Consultations on the competitiveness pact reach their peak on Thursday, just a day before the Extraordinary European Summit. Greek Prime Minister George Papandreou meets today afternoon French President Nicolas Sarkozy, in an attempt to obtain an even indirect promise of an adjustment that would facilitate the restructuring of Greek debt through the European rescue fund.

Papandreou’s meeting with the President of European Council Herman Van Rompuy didn’t provide any news as the only alterations to the original proposal of the Franco-German axis regard the involvent of the European Commission in the implementation of the package and not a substantial change in the terms of the fiscal policy.

The market sentiment has worsened lately, while Portugal is considered to be a step ahead of asking for a bailout loan, as the loaning cost has exceeded 7.5 points and makes it impossible to borrow from the markets. Similarly, CDS of Greece and Ireland point out the possibility of about 60% for a default.

Slovakian Prime Minister Iveta Radicova, having already refused to participate in lending to Greece, stated that Eurozone should be prepared to face the default of a Euro country. She also said that Slovakia would accept the strengthening of EFSF, provided that it would not be used to buy back bonds.

European Union sources note that there is a limited possibility for definitive developments in the European Summit on Friday and decisions are expected to be postponed until late March.

(capital.gr)
 

tommy271

Forumer storico
Greece Default Bets Mount



Investors increase bets that Greece, Ireland and Portugal may restructure their debts as they become more discriminating about European creditworthiness, according to Bloomberg.

The average annual cost of protecting of Greek, Irish and Portuguese bonds in the credit-default swaps market for five years exceeded the average of Spanish and Italian contracts by a record $496,000 this week.

That’s up from $384,000 on Feb. 2 and $77,000 a year ago. Swaps on Greece signal a 60 percent probability of default in five years, while Spain and Italy survive the euro region’s deficit crisis.

Following Greece’s downgrade by Moody’s earlier this week, the division between peripheral nations widened and fueled speculation that the European Union will fail to agree on a comprehensive package to end the crisis, said Bloomberg.

Traders are betting Spain will avert an EU bailout as budget cuts and growth help repair its balance sheet.
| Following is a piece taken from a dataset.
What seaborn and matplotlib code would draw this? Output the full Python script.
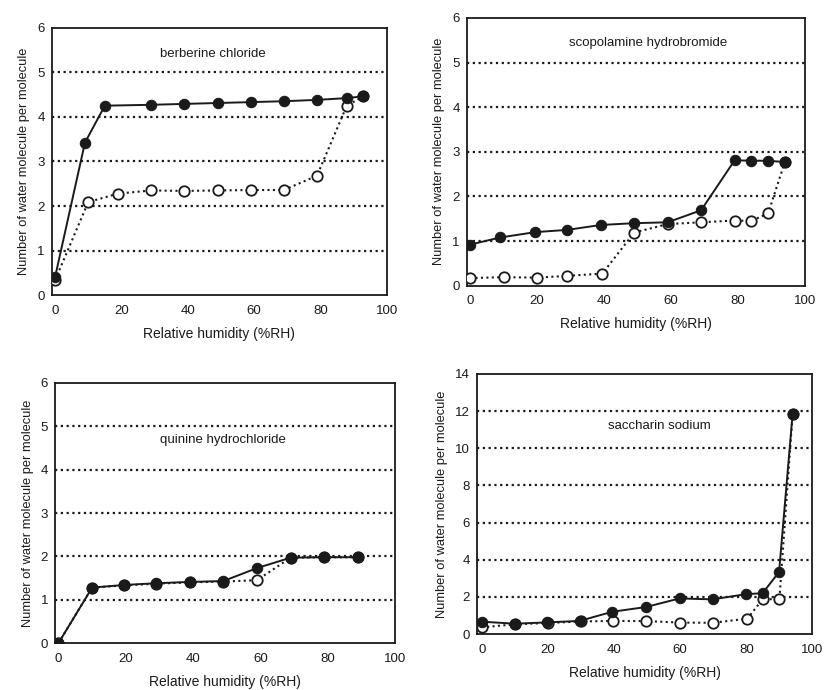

Although Moody’s cut Spain’s credit rating on Thursday, the country’s growth trajectory “looks more reassuring than that of Greece and Portugal”, according to Moody’s analysts.

“We think that Portugal is likely to double-dip, while growth in Greece should remain in negative territory”, they added.

Investors note that Greece will inflict losses of about 50% on investors and extend bond maturities by 5-10 years in a series of moves to reduce its debt, according to Bloomberg.